首先，该函数丢弃字符串起始的空白字符，直到第一个非空白字符。然后，由该非空白字符开始，为可选的正号或负号，其后是数字。

数字后面可以包含其他非数字字符，这不影响函数的解析过程。

如果首个非空格字符不是有效的整数负号（即，不是数字和正负号），或者字符串为空的或者仅包含空白字符，那么不需要转换操作。这时，函数返回0。

注意：

  1. 只有空格' '被认为空白字符。

  2. 假设转换后的数字为32位有符号数，区间为[-2³², 2³²-1]。

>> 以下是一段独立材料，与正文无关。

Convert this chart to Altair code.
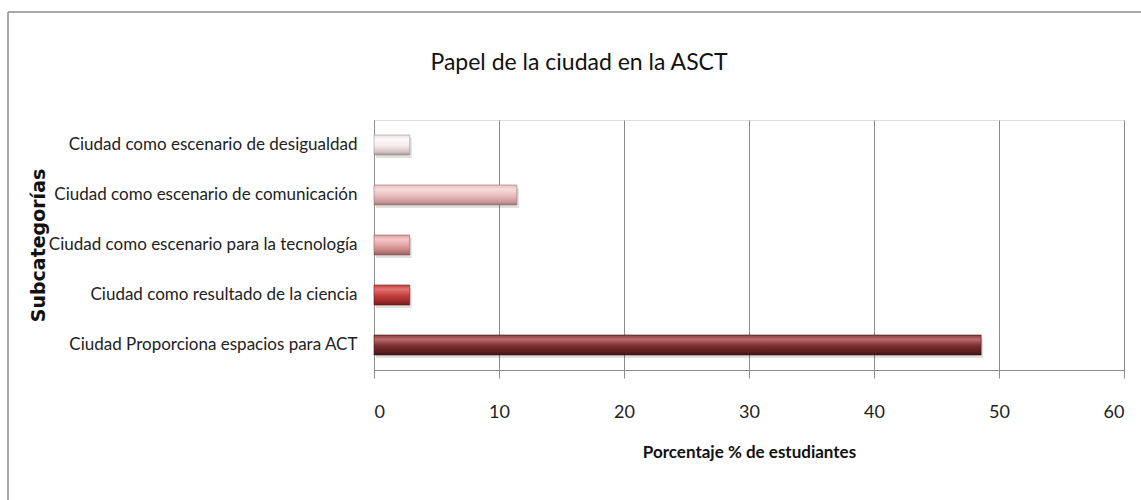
import altair as alt
import pandas as pd

categories = [
    "Ciudad como escenario de desigualdad",
    "Ciudad como escenario de comunicación",
    "Ciudad como escenario para la tecnología",
    "Ciudad como resultado de la ciencia",
    "Ciudad Proporciona espacios para ACT",
]
values = [2.86, 11.43, 2.86, 2.86, 48.57]
x_ticks = [0, 10, 20, 30, 40, 50, 60]

# gradient stops per bar (top -> bottom)
bar_stops = [
    ["#ece0e0", "#fefafa", "#f4eaea", "#d2c3c3", "#a39494"],
    ["#e6bebe", "#f7dcdc", "#e8bbbb", "#c89999", "#9a7474"],
    ["#df9f9f", "#f5c6c6", "#e2a1a1", "#b77878", "#8c5a5a"],
    ["#c84646", "#e27272", "#c33b3b", "#952727", "#6c1919"],
    ["#8a3b3b", "#b96a6a", "#7a2d2d", "#5a1e1e", "#3f1313"],
]
stop_offsets = [0, 0.22, 0.55, 0.85, 1]

df = pd.DataFrame({"cat": categories, "val": values})

FONT = "Lato"
GRID = "#8c8c8c"

x_enc = alt.X(
    "val:Q",
    scale=alt.Scale(domain=[0, 60], nice=False, zero=True),
    axis=alt.Axis(
        values=x_ticks,
        grid=True,
        gridColor=GRID,
        gridWidth=1,
        domainColor=GRID,
        tickColor=GRID,
        tickSize=8,
        labelFont=FONT,
        labelFontSize=18,
        labelColor="#222222",
        labelPadding=25,
        title="Porcentaje % de estudiantes",
        titleFont=FONT,
        titleFontSize=17,
        titleFontWeight="bold",
        titleColor="#111111",
        titleY=82,
        titleBaseline="middle",
    ),
)
y_enc = alt.Y(
    "cat:N",
    sort=categories,
    scale=alt.Scale(paddingInner=0.6, paddingOuter=0.3),
    axis=alt.Axis(
        ticks=False,
        domainColor=GRID,
        labelFont=FONT,
        labelFontSize=17,
        labelColor="#222222",
        labelPadding=17,
        labelLimit=500,
        title="Subcategorías",
        titleFont="DejaVu Sans",
        titleFontSize=19,
        titleFontWeight="bold",
        titleColor="#111111",
        titleAngle=270,
        titleX=-336,
        titleY=125,
        titleAlign="center",
        titleBaseline="middle",
    ),
)

border_df = pd.DataFrame({"k": [0]})
border_top = alt.Chart(border_df).mark_rule(color="#8a8a8a", strokeWidth=1.5).encode(
    x=alt.value(-366), x2=alt.value(770), y=alt.value(-108)
)
border_left = alt.Chart(border_df).mark_rule(color="#8a8a8a", strokeWidth=1.5).encode(
    x=alt.value(-366), y=alt.value(-108), y2=alt.value(390)
)

layers = [border_top, border_left]

shadow = alt.Chart(df).mark_bar(color="#000000", opacity=0.12, xOffset=2, yOffset=3).encode(
    x=x_enc, y=y_enc
)
layers.append(shadow)

for cat, stops in zip(categories, bar_stops):
    grad = alt.Gradient(
        gradient="linear",
        x1=0, x2=0, y1=0, y2=1,
        stops=[alt.GradientStop(color=c, offset=o) for c, o in zip(stops, stop_offsets)],
    )
    layers.append(
        alt.Chart(df)
        .transform_filter(alt.datum.cat == cat)
        .mark_bar(color=grad, stroke=stops[-1], strokeWidth=0.6)
        .encode(x=x_enc, y=y_enc)
    )

chart = (
    alt.layer(*layers)
    .properties(
        width=750,
        height=250,
        autosize=alt.AutoSizeParams(type="none"),
        padding={"left": 374, "top": 120, "right": 17, "bottom": 130},
        title=alt.TitleParams(
            text="Papel de la ciudad en la ASCT",
            font=FONT,
            fontSize=23,
            fontWeight="normal",
            color="#111111",
            anchor="middle",
            frame="group",
            dx=-170,
            dy=82,
            baseline="alphabetic",
            offset=0,
        ),
    )
    .configure_view(strokeWidth=0)
    .configure(background="white")
)

chart.save("out.html", embed_options={"renderer": "svg", "actions": False})
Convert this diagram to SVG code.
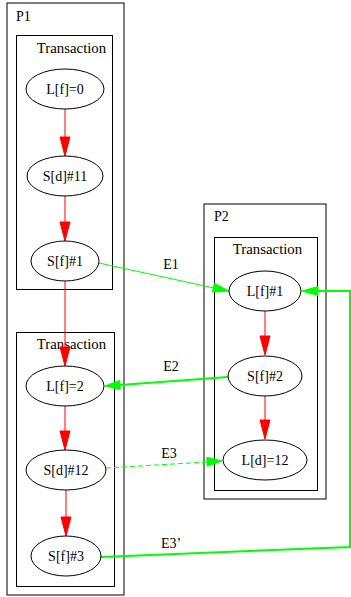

如果相应的数字超出范围，则返回-2³²或者2³²-1。

例子1：

输入：“42”
输出：42

例子2：

输入：“    -42”
输出：-42

例子3：

输入: "4193 with words"
输出: 4193

例子4：

输入："words and 987"
输出：0
解释：首个非空白字符不是有效的数字符号或者数字

例子5：

输入："-91283472332"
输出：-2147483648
解释：数字超出表示范围。

class Solution {
public:
    int myAtoi(string str) {
        if(str.length() == 0)
            return 0;
        int i = 0;
        int ret = 0;
        while(str[i] == ' ') {
            i++;
        }
        int sign = 0;
        if(str[i] == '+') {
            sign = 0;
            i++;
        } else if(str[i] == '-') {
            sign = 1;
            i++;
        }
        while(i < str.length()) {
            if(str[i] < '0' || str[i] > '9')
                break;
            int n = str[i] - '0';
            if(sign) {
                n = n * -1;
            }
            if(ret > INT_MAX / 10 || (ret == INT_MAX / 10 && n > 7))
                return INT_MAX;
            if(ret < INT_MIN / 10 || (ret == INT_MIN / 10 && n < -8))
                return INT_MIN;
            ret = ret * 10 + n;
            i++;
        }
        return ret;
    }
};

　　时间复杂度为O(n)，空间复杂度为O(1)。